◆ **What to work on**:
Quote all lines below exactly. Images stay out.

================

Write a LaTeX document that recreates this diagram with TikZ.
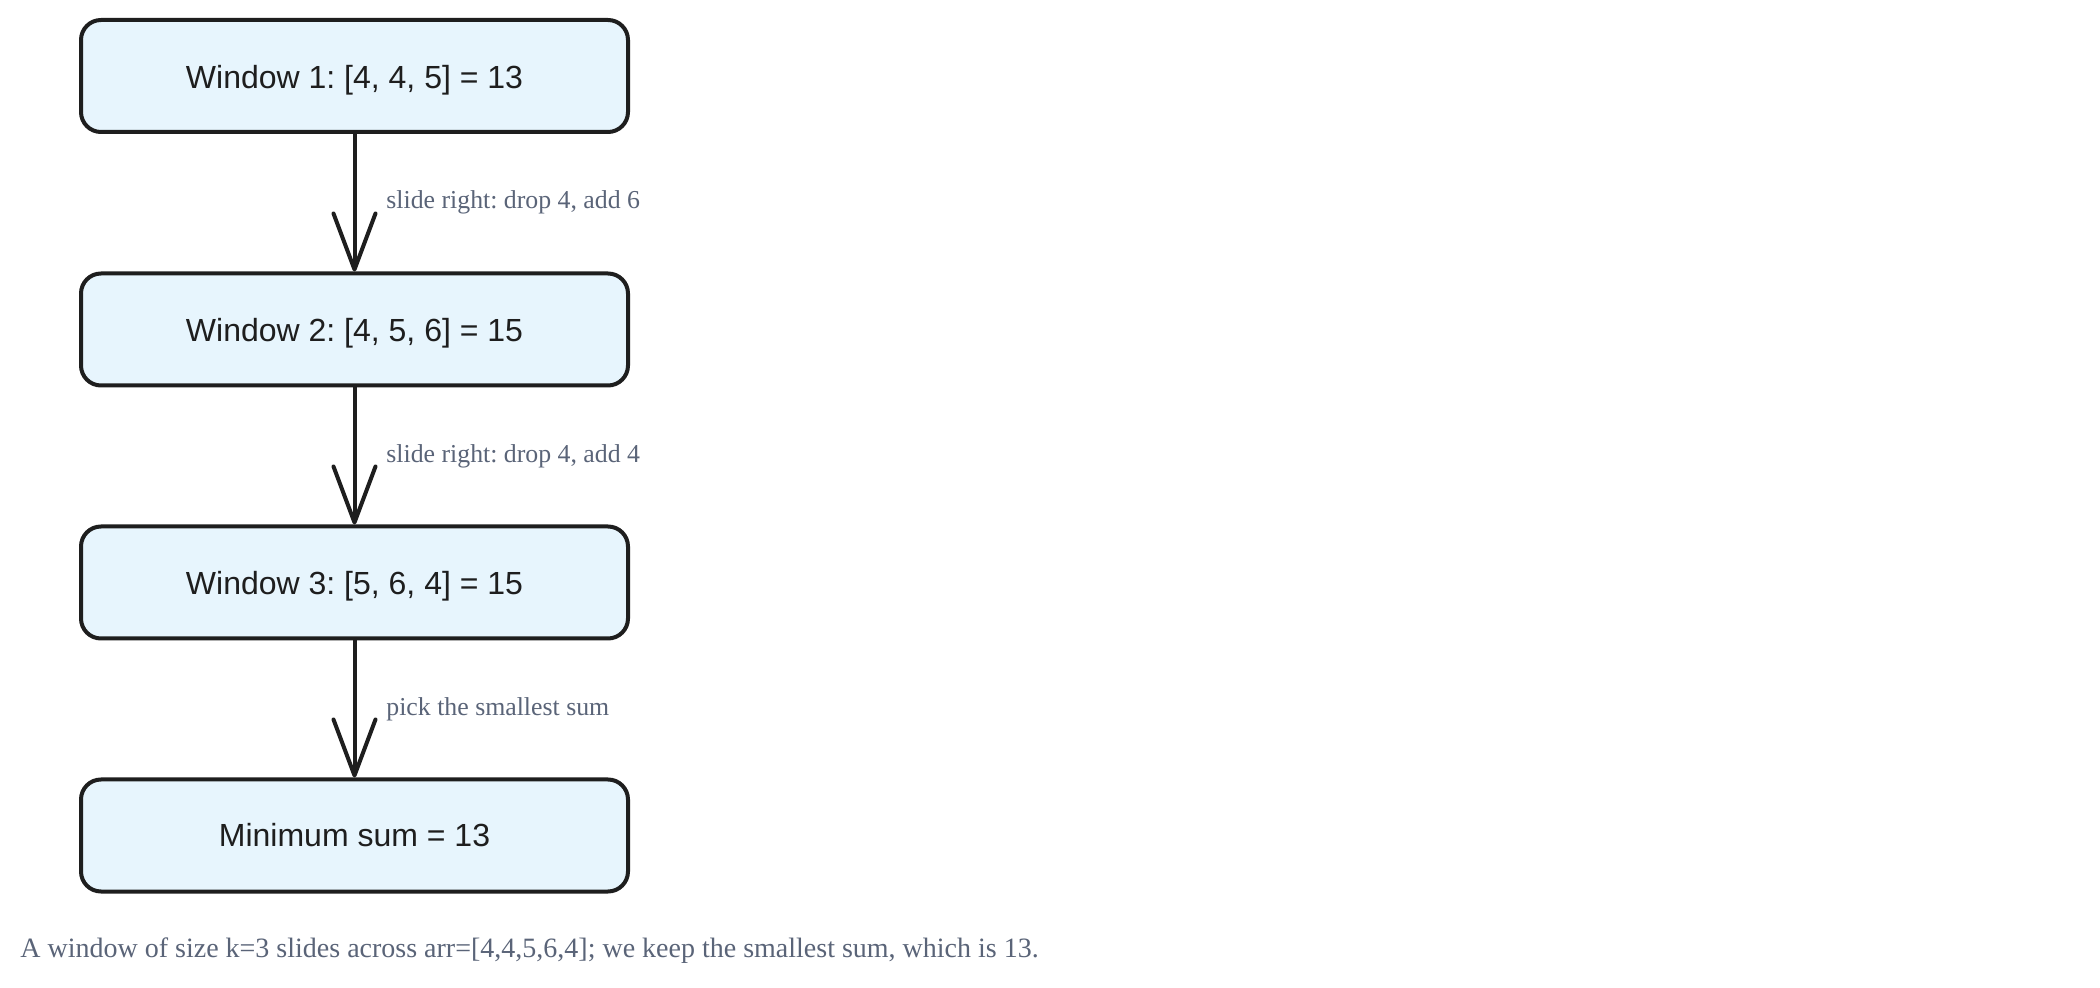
\documentclass[tikz,border=0pt]{standalone}
\usepackage{fontspec}
\setmainfont{Liberation Serif}
\newfontfamily\boxfont{Liberation Sans}
\usetikzlibrary{arrows.meta}
\definecolor{boxfill}{HTML}{E7F5FD}
\definecolor{ink}{HTML}{1E1E1E}
\definecolor{note}{HTML}{5A6478}
\frenchspacing
\begin{document}
\begin{tikzpicture}[x=0.5pt,y=-0.5pt,
  win/.style={draw=ink, line width=2pt, fill=boxfill, rounded corners=10pt,
    minimum width=273.5pt, minimum height=56pt, inner sep=0pt,
    font=\boxfont\fontsize{16}{19}\selectfont, text=ink},
  lowtext/.style={text height=16pt, text depth=3.5pt},
  flow/.style={draw=ink, line width=2pt, line cap=round,
    -{Straight Barb[length=28pt,width=21pt,line width=2pt,round]}},
  lab/.style={anchor=base west, font=\fontsize{12.9}{16}\selectfont, text=note, inner sep=0pt},
  capt/.style={anchor=base west, font=\fontsize{14}{17}\selectfont, text=note, inner sep=0pt}]
\useasboundingbox (0,0) rectangle (2100,988);
\fill[white] (0,0) rectangle (2100,988);
\node[win,lowtext] (w1) at (354.5,76) {Window 1: [4, 4, 5] = 13};
\node[win,lowtext] (w2) at (354.5,329.5) {Window 2: [4, 5, 6] = 15};
\node[win,lowtext] (w3) at (354.5,582.5) {Window 3: [5, 6, 4] = 15};
\node[win] (w4) at (354.5,835.5) {Minimum sum = 13};
\draw[flow] (w1) -- (w2);
\draw[flow] (w2) -- (w3);
\draw[flow] (w3) -- (w4);
\node[lab] (l1) at (386,209) {slide right: drop 4, add 6};
\node[lab] (l2) at (386,463) {slide right: drop 4, add 4};
\node[lab] (l3) at (386,716) {pick the smallest sum};
\node[capt] (cap) at (20,957) {A window of size k=3 slides across arr=[4,4,5,6,4]; we keep the smallest sum, which is 13.};
\end{tikzpicture}
\end{document}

================

◆ **Final result**:
Write a LaTeX document that recreates this diagram with TikZ.
\documentclass[tikz,border=0pt]{standalone}
\usepackage{fontspec}
\setmainfont{Liberation Serif}
\newfontfamily\boxfont{Liberation Sans}
\usetikzlibrary{arrows.meta}
\definecolor{boxfill}{HTML}{E7F5FD}
\definecolor{ink}{HTML}{1E1E1E}
\definecolor{note}{HTML}{5A6478}
\frenchspacing
\begin{document}
\begin{tikzpicture}[x=0.5pt,y=-0.5pt,
  win/.style={draw=ink, line width=2pt, fill=boxfill, rounded corners=10pt,
    minimum width=273.5pt, minimum height=56pt, inner sep=0pt,
    font=\boxfont\fontsize{16}{19}\selectfont, text=ink},
  lowtext/.style={text height=16pt, text depth=3.5pt},
  flow/.style={draw=ink, line width=2pt, line cap=round,
    -{Straight Barb[length=28pt,width=21pt,line width=2pt,round]}},
  lab/.style={anchor=base west, font=\fontsize{12.9}{16}\selectfont, text=note, inner sep=0pt},
  capt/.style={anchor=base west, font=\fontsize{14}{17}\selectfont, text=note, inner sep=0pt}]
\useasboundingbox (0,0) rectangle (2100,988);
\fill[white] (0,0) rectangle (2100,988);
\node[win,lowtext] (w1) at (354.5,76) {Window 1: [4, 4, 5] = 13};
\node[win,lowtext] (w2) at (354.5,329.5) {Window 2: [4, 5, 6] = 15};
\node[win,lowtext] (w3) at (354.5,582.5) {Window 3: [5, 6, 4] = 15};
\node[win] (w4) at (354.5,835.5) {Minimum sum = 13};
\draw[flow] (w1) -- (w2);
\draw[flow] (w2) -- (w3);
\draw[flow] (w3) -- (w4);
\node[lab] (l1) at (386,209) {slide right: drop 4, add 6};
\node[lab] (l2) at (386,463) {slide right: drop 4, add 4};
\node[lab] (l3) at (386,716) {pick the smallest sum};
\node[capt] (cap) at (20,957) {A window of size k=3 slides across arr=[4,4,5,6,4]; we keep the smallest sum, which is 13.};
\end{tikzpicture}
\end{document}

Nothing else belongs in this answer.